Kgosi (/'koʊsi/; /tn/) is the title for a hereditary leader of a Batswana and South Africa peoples tribe.

==Usage==
The word "kgosi" is a Setswana term for "king" or "chief". Various affixes can be added to the word to change its meaning: adding the prefix di- creates the plural form dikgosi; the feminine suffix -gadi makes the word kgosigadi; and the adjectival suffix -kgolo, meaning "large", creates kgosikgolo, the word for "supreme leader".

It is a title often given to aristocrats in Botswana and surrounding countries where there are Tswana speaking people.
The office of tribal leadership is called the bogosi while the person who assumes the office is the kgosi.

==Duties==
The Bogosi Act of 2008 defines the powers of the kgosis. According to the Bogosi Act, the kgosi of a tribe has several duties: to manage the tribe, to organize kgotla meetings, and to follow the rules and advice of the national government and the members of the tribe. The kgosis of the eight main Batswana tribes automatically become members of the Ntlo ya Dikgosi, an advisory body within the Parliament of Botswana.

The kgosi has the ability to appoint a mothusa kgosi who acts as an acting leader while the kgosi is temporarily unable to perform his or her duties. This is different from the motshwarelela bogosi, an office created when the kgosi is permanently unable to perform his or her duties and a replacement kgosi is needed.

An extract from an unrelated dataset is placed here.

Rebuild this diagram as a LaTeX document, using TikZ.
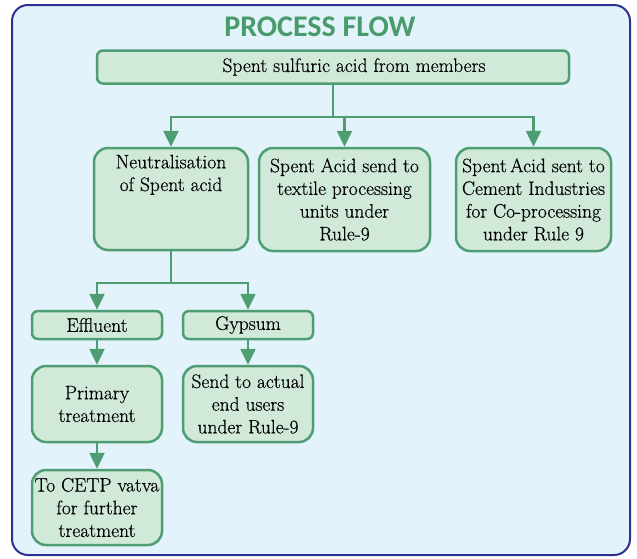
\documentclass[tikz,border=0pt]{standalone}
\usepackage{fontspec}
\newfontfamily\boxfont{Latin Modern Roman}[FakeBold=0.4]
\newfontfamily\titlefont{Carlito}
\usetikzlibrary{arrows.meta}
\definecolor{bgblue}{HTML}{E2F3FB}
\definecolor{framenavy}{HTML}{2E3192}
\definecolor{boxfill}{HTML}{D0E9D8}
\definecolor{boxline}{HTML}{4F9E73}
\definecolor{titlegreen}{HTML}{4A9B6C}
\tikzset{
  flowbox/.style={draw=boxline, fill=boxfill, line width=2.5pt, inner sep=0pt,
    align=center, text=black, font=\boxfont\fontsize{19.5}{22.7}\selectfont},
  bigbox/.style={flowbox, rounded corners=14pt},
  flatbox/.style={flowbox, rounded corners=6pt},
  flowarrow/.style={draw=boxline, line width=2.5pt, -{Triangle[width=15pt,length=16pt]}},
  flowline/.style={draw=boxline, line width=2.5pt}
}
\begin{document}
\begin{tikzpicture}[x=1pt, y=-1pt]
  \useasboundingbox (0,0) rectangle (637,558);
  % --- outer frame ---
  \draw[framenavy, line width=2pt, rounded corners=16pt, fill=bgblue] (12,5) rectangle (630,555);
  % title
  \node[text=titlegreen, font=\titlefont\bfseries\fontsize{30}{36}\selectfont] (title) at (320,27) {PROCESS FLOW};
  % source
  \node[flatbox, minimum width=472pt, minimum height=33pt] (source) at (333,67) {\hspace*{42pt}Spent sulfuric acid from members};
  % first level
  \node[bigbox, minimum width=154pt, minimum height=102pt] (neutral) at (171,199) {Neutralisation\\of Spent acid\\\strut\\\strut};
  \node[bigbox, minimum width=171pt, minimum height=103pt] (textile) at (344.5,199.5) {Spent Acid send to\\textile processing\\units under\\Rule-9};
  \node[bigbox, minimum width=155pt, minimum height=103pt] (cement) at (533.5,199.5) {Spent\,Acid sent to\\Cement Industries\\for Co-processing\\under Rule 9};
  % second level
  \node[flatbox, minimum width=130pt, minimum height=28pt] (effluent) at (97,325) {Effluent};
  \node[flatbox, minimum width=130pt, minimum height=28pt] (gypsum) at (248,325) {Gypsum};
  \node[bigbox, minimum width=130pt, minimum height=76pt] (primary) at (97,404) {Primary\\treatment};
  \node[bigbox, minimum width=130pt, minimum height=76pt] (endusers) at (248,404) {Send to actual\\end users\\under Rule-9};
  \node[bigbox, minimum width=130pt, minimum height=75pt] (cetp) at (97,507.5) {To CETP vatva\\for further\\treatment};
  % split points
  \coordinate (split1) at (333,117);
  \coordinate (split2) at (171,283);
  % connectors
  \draw[flowline] (source) -- (split1);
  \draw[flowarrow] (split1) -| (neutral);
  \draw[flowarrow] (split1) -| (textile);
  \draw[flowarrow] (split1) -| (cement);
  \draw[flowline] (neutral) -- (split2);
  \draw[flowarrow] (split2) -| (effluent);
  \draw[flowarrow] (split2) -| (gypsum);
  \draw[flowarrow] (effluent) -- (primary);
  \draw[flowarrow] (primary) -- (cetp);
  \draw[flowarrow] (gypsum) -- (endusers);
\end{tikzpicture}
\end{document}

The act has been criticised by tribal leaders because of the limitations on the powers of a kgosi. In 2010, Kgosi Kgafela II of the Kgatla tribe was accused of flogging, but he argued that kgosis have immunity to the state's jurisdiction. The Botswana High Court dismissed the case on 11 May 2011, claiming that "dikgosi cannot act outside the constitution and laws prescribed by Parliament when all other functionaries of the state act within the statutory limitations." To avoid the legal costs of the case, Kgafela moved to Moruleng, South Africa.